В техническом отношении запись Бивора точнее, чем сопровождаемый ею текст Гроссмана:
«Специально натасканные собаки с привязанными к спине бутылками бросаются под танки и поджигают их». Другие пассажи из «Военных тетрадей» касаются именно бродячих собак. В сентябре 1943-го в Сталинграде Гроссману даже представляется, что он приметил у них патриотические рефлексы или, по крайней мере, что-то вроде шестого чувства, позволяющего отличать свои самолеты от вражеских, — подобие того, что на современном военном жаргоне именуется proc'edure IFF («процедурой РДВ» — различения друзей и врагов): он писал, что, когда летели наши самолеты, собаки не обращали на них внимания. А когда немцы, даже если очень высоко, — тотчас поднимали лай и вой, норовя спрятаться.
В декабре 1942-го, за несколько недель до победного исхода Сталинградской битвы, Гроссмана посылают на Южный фронт, в район Элисты, откуда немцы только что отступили. В калмыцкой степи, занесенной снегом и нашпигованной минами, тут и там рассеяны обломки машин, трупы… И конские, и человеческие (со вспоротыми животами, уточняет он, имея в виду лошадей). Он отмечает, что все вокруг пустынно и недвижимо. Только пес с человечьей костью в зубах бежит вдоль дороги и за ним — другой, с поджатым хвостом.
Когда разыскиваешь в текстах эпизоды, где появляются бродячие собаки, в конце концов открываешь в себе (или так кажется) нечто похожее на интуицию, хотя, может быть, здесь вся суть в опыте: начинаешь заранее предчувствовать, что через несколько строк о них неминуемо зайдет речь. Однако порой случается и так, что признаки, предвещающие их появление, обманывают, ожидание оказывается напрасным, и тогда соответствующая сцена или пассаж оставляют ощущение незавершенности: там не хватает собак.
Типичным примером такой сцены, где собаки были бы уместны, но отсутствуют, является та, где Гроссман вспоминает о своем мимолетном посещении Ясной Поляны, имения Толстого, в момент, когда Красная армия удирает, а танки Гудериана как раз прорвали Брянский фронт, обороняемый генералом Еременко. Накануне или в этот же самый день Гроссман видел, «как собаки, бегущие из пылающего Гомеля, одновременно с машинами бросались к мосту, чтобы переправиться через реку».

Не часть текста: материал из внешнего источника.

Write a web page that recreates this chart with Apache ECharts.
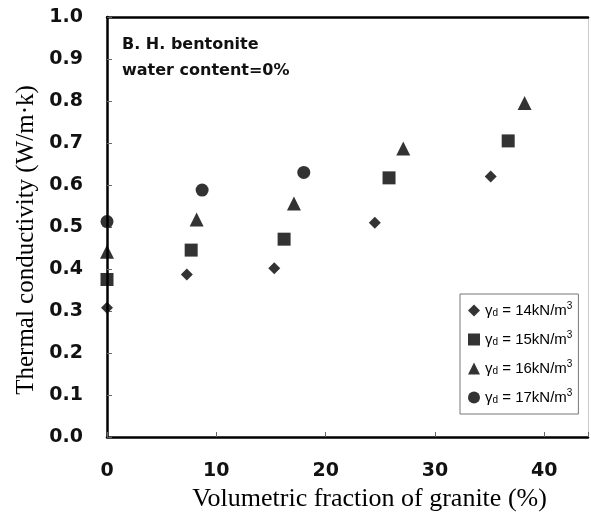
<!DOCTYPE html>
<html>
<head>
<meta charset="utf-8">
<script src="https://cdn.jsdelivr.net/npm/echarts@6/dist/echarts.min.js"></script>
<style>
html,body{margin:0;padding:0;background:#fff;}
#c{width:591px;height:524px;}
</style>
</head>
<body>
<div id="c"></div>
<script>
// Data
var densities = ['14', '15', '16', '17'];
var symbols = ['diamond', 'rect', 'triangle', 'circle'];
var symbolSizes = [12, 13, 14, 13];

var x14 = [0, 7.3, 15.3, 24.5, 35.1];
var y14 = [0.308, 0.387, 0.402, 0.510, 0.620];
var x15 = [0, 7.7, 16.2, 25.8, 36.7];
var y15 = [0.375, 0.445, 0.471, 0.617, 0.705];
var x16 = [0, 8.2, 17.1, 27.1, 38.2];
var y16 = [0.441, 0.518, 0.556, 0.687, 0.795];
var x17 = [0, 8.7, 18.0];
var y17 = [0.513, 0.588, 0.630];

var xTicks = [0, 10, 20, 30, 40];
var yTicks = [0.0, 0.1, 0.2, 0.3, 0.4, 0.5, 0.6, 0.7, 0.8, 0.9, 1.0];

var xs = [x14, x15, x16, x17];
var ys = [y14, y15, y16, y17];

function pairs(a, b) { return a.map(function (v, i) { return [v, b[i]]; }); }

var series = densities.map(function (d, i) {
  return {
    name: d,
    type: 'scatter',
    symbol: symbols[i],
    symbolSize: symbolSizes[i],
    clip: false,
    itemStyle: { color: '#000' },
    data: pairs(xs[i], ys[i])
  };
});

var chart = echarts.init(document.getElementById('c'), null, { renderer: 'canvas' });
chart.setOption({
  animation: false,
  backgroundColor: '#fff',
  grid: { left: 107, top: 17, right: 1, bottom: 87 },
  xAxis: [{
    type: 'value', min: 0, max: 44, interval: 10,
    name: 'Volumetric fraction of granite (%)',
    nameLocation: 'middle', nameGap: 47,
    nameTextStyle: { fontFamily: 'Liberation Serif', fontSize: 26, color: '#000', padding: [0, 0, 0, 44] },
    axisLine: { show: true, onZero: false, lineStyle: { color: '#000', width: 2.5 } },
    axisTick: { show: true, inside: true, length: 5, lineStyle: { color: '#666', width: 1 } },
    axisLabel: {
      margin: 25, fontFamily: 'DejaVu Sans', fontWeight: 'bold', fontSize: 19, color: '#111',
      formatter: function (v) { return xTicks.indexOf(v) >= 0 ? String(v) : ''; }
    },
    splitLine: { show: false }
  }, {
    type: 'value', min: 0, max: 44, position: 'top',
    axisLine: { show: true, onZero: false, lineStyle: { color: '#000', width: 2.5 } },
    axisTick: { show: false }, axisLabel: { show: false }, splitLine: { show: false }
  }],
  yAxis: [{
    type: 'value', min: 0, max: 1, interval: 0.1,
    name: 'Thermal conductivity (W/m·k)',
    nameLocation: 'middle', nameGap: 67,
    nameTextStyle: { fontFamily: 'Liberation Serif', fontSize: 25, color: '#000', padding: [0, 26, 0, 0] },
    axisLine: { show: true, onZero: false, lineStyle: { color: '#000', width: 2.5 } },
    axisTick: { show: true, inside: true, length: 5, lineStyle: { color: '#666', width: 1 } },
    axisLabel: {
      margin: 24, fontFamily: 'DejaVu Sans', fontWeight: 'bold', fontSize: 19, color: '#111',
      formatter: function (v) { return v.toFixed(1); }
    },
    splitLine: { show: false }
  }, {
    type: 'value', min: 0, max: 1, position: 'right',
    axisLine: { show: true, onZero: false, lineStyle: { color: '#ccc', width: 1 } },
    axisTick: { show: false }, axisLabel: { show: false }, splitLine: { show: false }
  }],
  legend: {
    orient: 'vertical',
    left: 460, top: 294,
    padding: [7, 6, 7, 8],
    itemGap: 10,
    itemWidth: 12, itemHeight: 12,
    borderColor: '#777', borderWidth: 1,
    data: densities,
    formatter: function (name) {
      return '{g|γ}{sub|d}{g| = ' + name + 'kN/m}{sup|3}';
    },
    textStyle: {
      fontFamily: 'Liberation Sans', fontSize: 15, color: '#000',
      rich: {
        g: { fontFamily: 'Liberation Sans', fontSize: 15, color: '#000', lineHeight: 18 },
        sub: { fontFamily: 'Liberation Sans', fontSize: 10, color: '#000', padding: [6, 0, 0, 0], lineHeight: 18 },
        sup: { fontFamily: 'Liberation Sans', fontSize: 10, color: '#000', padding: [0, 0, 9, 0], lineHeight: 18 }
      }
    }
  },
  graphic: [{
    type: 'text', left: 122, top: 32,
    style: {
      text: 'B. H. bentonite\nwater content=0%',
      font: 'bold 16px "DejaVu Sans"', fill: '#111', lineHeight: 26
    }
  }],
  series: series
});
</script>
</body>
</html>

И вот теперь, приблизившись к порогу дома Толстого, он вспоминает колебания Чехова, который впервые подошел сюда, охваченный робостью, и так и не вошел: вернулся на железнодорожную станцию, сел в поезд и вернулся в Москву.
Он неминуемо вспоминает и знаменитую сцену из «Войны и мира», ту, где жители Лысых Гор, имения Болконских, спешно бегут оттуда при приближении Великой армии; писателя невольно поражает ее сходство с тем, что творится перед его глазами. По его словам, дорога к господскому дому была очень красиво устлана палой листвой красного, оранжевого, золотого и светло-лимонного цвета. А внутри дома царил отвратительный лихорадочный хаос, всегда сопутствующий отступлению, среди голых стен громоздились ящики…
Тогда Гроссман, выйдя из дома в парк, направился к могиле Толстого, над которой кружились в зенитных разрывах вражеские истребители, и его сердце сжалось от нестерпимой боли.
Но никакой «голос собаки» не прозвучал, выражая эту скорбь лучше, чем это дано сделать голосу человеческому.
10
С первых же дней войны между израильской армией и ополчением Хезболлы, начавшейся в июле 2006 года, во многих рассказах об этих событиях стала появляться риторическая фигура бродячего пса или его же реалистический образ. В особенности когда речь шла о том, что десятки тысяч мирных жителей были вынуждены спасаться бегством из городов и селений на юге Ливана, на которые обрушились нескончаемые израильские бомбардировки и артобстрелы.